API says it is well placed to compete in an environment affected by COVID-19, citing the success of initiatives like Priceline’s Click and Collect
API presented its 2020 half-year results in which it said there would be no interim dividend, due to a “prudent approach to preserve cash in the current environment”.
API’s total revenue was $2 billion, 2.8% up on the prior corresponding period. Its underlying earnings before interest and tax (EBIT) was $41.7m, down 6.1% on the pcp, while its underlying net profit after tax (NPAT), excluding AASB16 leases, was $26.3m, down 1.9% on the pcp.
The company’s reported EBIT of $39.3 million was down 11.5% on the pcp and reported NPAT of $22.5m down 9.9% on the pcp.
API’s CEO and managing director Richard Vincent said that “critically, entering the current environment, API’s financial position has strengthened as a result of our net debt reduction following the combination of debt repaid with the proceeds from the sale of our Sigma shareholding, and improved working capital and cash conversion”.
API’s statement on the results says that the company is “very well placed to compete in the new environment, having lowered its cost of operating, strengthened its balance sheet, evolved its customer offer based on customer insights and invested in growth assets”.
“In our Priceline Pharmacy network, we had already understood consumers’ shift to being more health and value conscious and had begun to leverage our offering and cost base to reflect that before COVID-19 hit,” Mr Vincent said.
“We have developed stronger credentials through machine-driven in-store health checks, medicine management apps, dose administration aid programs and a broader health product offering.
“We launched Click & Collect during the half and subsequently were able to rapidly deploy Click & Deliver during the COVID-19 pandemic, leveraging our store network to efficiently distribute to our customers.”
The company says that as vital parts of the national health infrastructure, both Pharmacy Distribution and Priceline Pharmacy are expected to remain operational during the COVID-19 pandemic.
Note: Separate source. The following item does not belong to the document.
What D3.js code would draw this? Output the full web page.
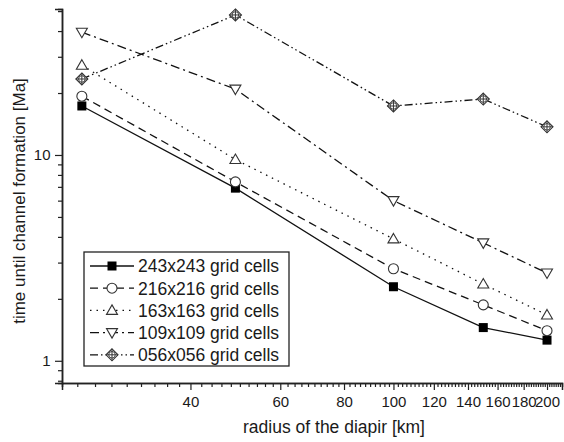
<!DOCTYPE html>
<html>
<head>
<meta charset="utf-8">
<script src="https://cdn.jsdelivr.net/npm/d3@7"></script>
<style>
  body { margin: 0; background: #fff; }
  svg text { font-family: "Liberation Sans", Arial, sans-serif; fill: #1a1a1a; }
</style>
</head>
<body>
<div id="chart"></div>
<script>
// datos
const radius = [24.5, 49, 100, 150, 200];
const seriesNames = ['243x243 grid cells', '216x216 grid cells', '163x163 grid cells', '109x109 grid cells', '056x056 grid cells'];
const s243 = [17.3, 6.9, 2.29, 1.45, 1.26];
const s216 = [19.3, 7.4, 2.80, 1.87, 1.40];
const s163 = [27.3, 9.5, 3.91, 2.36, 1.67];
const s109 = [39.5, 20.9, 6.0, 3.74, 2.67];
const s056 = [23.4, 47.9, 17.3, 18.7, 13.7];
const xMajorTicks = [40, 60, 80, 100, 120, 140, 160, 180, 200];
const yMajorTicks = [1, 10];

const width = 564, height = 442;
const margin = { left: 62, right: 2, top: 9, bottom: 59 };

const svg = d3.select('#chart').append('svg')
  .attr('width', width)
  .attr('height', height);

// escalas logaritmicas
const x = d3.scaleLog().domain([22.4, 214]).range([margin.left, width - margin.right]);
const y = d3.scaleLog().domain([0.78, 51.2]).range([height - margin.bottom, margin.top]);

const xMinor = d3.range(24, 214, 2).filter(v => !xMajorTicks.includes(v));
const yMinor = [0.8, 0.9, 2, 3, 4, 5, 6, 7, 8, 9, 20, 30, 40, 50];

// ejes
const gx = svg.append('g').attr('transform', `translate(0,${height - margin.bottom})`);
gx.call(d3.axisBottom(x).tickValues(xMinor).tickSize(4).tickFormat(''));
gx.call(g => g.append('g').call(d3.axisBottom(x).tickValues(xMajorTicks).tickSize(7).tickFormat(d3.format('d'))));
gx.selectAll('.domain').attr('stroke-width', 1.5);
gx.selectAll('line').attr('stroke', '#222').attr('stroke-width', 1.2);
gx.selectAll('text').attr('font-size', 15).attr('dy', '0.95em');

const gy = svg.append('g').attr('transform', `translate(${margin.left},0)`);
gy.call(d3.axisLeft(y).tickValues(yMinor).tickSize(4).tickFormat(''));
gy.call(g => g.append('g').call(d3.axisLeft(y).tickValues(yMajorTicks).tickSize(7).tickFormat(d3.format('d'))));
gy.selectAll('.domain').attr('stroke-width', 1.5);
gy.selectAll('line').attr('stroke', '#222').attr('stroke-width', 1.2);
gy.selectAll('text').attr('font-size', 15).attr('dx', '-0.1em');
svg.selectAll('.domain').attr('stroke', '#222');

// titulos de ejes
svg.append('text')
  .attr('x', 334)
  .attr('y', 433)
  .attr('text-anchor', 'middle')
  .attr('font-size', 17.5)
  .text('radius of the diapir [km]');

svg.append('text')
  .attr('transform', 'translate(25,201) rotate(-90)')
  .attr('text-anchor', 'middle')
  .attr('font-size', 17)
  .text('time until channel formation [Ma]');

// estilos de las series
const styles = [
  { values: s243, dash: null, marker: 'square' },
  { values: s216, dash: '8,5', marker: 'circle' },
  { values: s163, dash: '1.5,5', marker: 'triUp' },
  { values: s109, dash: '9,4,2,4', marker: 'triDown' },
  { values: s056, dash: '8,3,1.5,3,1.5,3', marker: 'diamond' }
];

const drawMarker = (g, type, cx, cy) => {
  const stroke = '#333';
  if (type === 'square') {
    g.append('rect').attr('x', cx - 4.5).attr('y', cy - 4.5).attr('width', 9).attr('height', 9)
      .attr('fill', '#000');
  } else if (type === 'circle') {
    g.append('circle').attr('cx', cx).attr('cy', cy).attr('r', 5)
      .attr('fill', '#fff').attr('stroke', stroke).attr('stroke-width', 1.1);
  } else if (type === 'triUp') {
    g.append('path').attr('d', `M${cx},${cy - 5.5}L${cx + 5.5},${cy + 4}L${cx - 5.5},${cy + 4}Z`)
      .attr('fill', '#fff').attr('stroke', stroke).attr('stroke-width', 1.1);
  } else if (type === 'triDown') {
    g.append('path').attr('d', `M${cx},${cy + 5.5}L${cx + 5.5},${cy - 4}L${cx - 5.5},${cy - 4}Z`)
      .attr('fill', '#fff').attr('stroke', stroke).attr('stroke-width', 1.1);
  } else if (type === 'diamond') {
    g.append('path').attr('d', `M${cx},${cy - 6}L${cx + 6},${cy}L${cx},${cy + 6}L${cx - 6},${cy}Z`)
      .attr('fill', '#fff').attr('stroke', stroke).attr('stroke-width', 1.1);
    g.append('path').attr('d', `M${cx},${cy - 6}V${cy + 6}M${cx - 6},${cy}H${cx + 6}`)
      .attr('stroke', stroke).attr('stroke-width', 1);
    g.append('circle').attr('cx', cx).attr('cy', cy).attr('r', 3.3)
      .attr('fill', 'none').attr('stroke', stroke).attr('stroke-width', 0.9);
  }
};

const line = d3.line().x((d, i) => x(radius[i])).y(d => y(d));

styles.forEach(s => {
  const g = svg.append('g');
  g.append('path')
    .datum(s.values)
    .attr('d', line)
    .attr('fill', 'none')
    .attr('stroke', '#111')
    .attr('stroke-width', 1.3)
    .attr('stroke-dasharray', s.dash);
  s.values.forEach((v, i) => drawMarker(g, s.marker, x(radius[i]), y(v)));
});

// leyenda
const legend = svg.append('g');
legend.append('rect')
  .attr('x', 84).attr('y', 252).attr('width', 205).attr('height', 114)
  .attr('fill', '#fff').attr('stroke', '#222').attr('stroke-width', 1.3);

styles.forEach((s, i) => {
  const ly = 266 + i * 22.2;
  legend.append('line')
    .attr('x1', 90).attr('x2', 134).attr('y1', ly).attr('y2', ly)
    .attr('stroke', '#111').attr('stroke-width', 1.3)
    .attr('stroke-dasharray', s.dash);
  drawMarker(legend, s.marker, 112, ly);
  legend.append('text')
    .attr('x', 138).attr('y', ly)
    .attr('dy', '0.36em')
    .attr('font-size', 17.5)
    .text(seriesNames[i]);
});
</script>
</body>
</html>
“Throughout our operations, and particularly in our distribution centres and pharmacies, we have structured and separated our teams with safety and continuity of service in mind,” Mr Vincent said.
“Where we had instances of COVID-19 infection, involving our Priceline Pharmacy teams, we’ve been able to work successfully with the franchisees and the State Health Departments to quarantine those who required it, deep clean the affected areas, get replacement staff in situ and re-open 24 hours later.
“We are well placed to cope with any future outbreaks wherever they may occur within our business network,” Mr Vincent said.
API said that Priceline’s like-for-like sales, excluding dispensary, were 1.3% down on the pcp and when dispensary was included like-for-like sales were up 0.9%.
The total Priceline store network stood at 488 at 29 February, up by a net nine stores on the pcp.
“We had already begun to enhance the brand position to tap into a softer and highly competitive retail market, which was compounded by the bushfires,” Mr Vincent said.
“Our positioning through a change in product mix, service focus and targeted offers meant we were able to hold market share across the health, personal care and beauty segments.
“We launched ‘Click & Collect’ nationally before Christmas and since the end of the half we have rapidly deployed ‘Click & Deliver’, providing our customers with a range of convenient purchasing options,” Mr Vincent said.
API said that Priceline stores, including pharmacies had seen foot traffic drop off in CBD and major shopping centre locations.
“API will continue to monitor the financial performance of its Priceline network with the intention of keeping stores open and people employed where it is safe to do so. API has entered negotiations with landlords and in most instances those negotiations are proving fruitful,” it said.
However Mr Vincent reportedly told listeners to a conference call that “we are not afraid to permanently close stores or [Clear Skincare] clinics,” if such negotiations are not fruitful, Fairfax Media reported.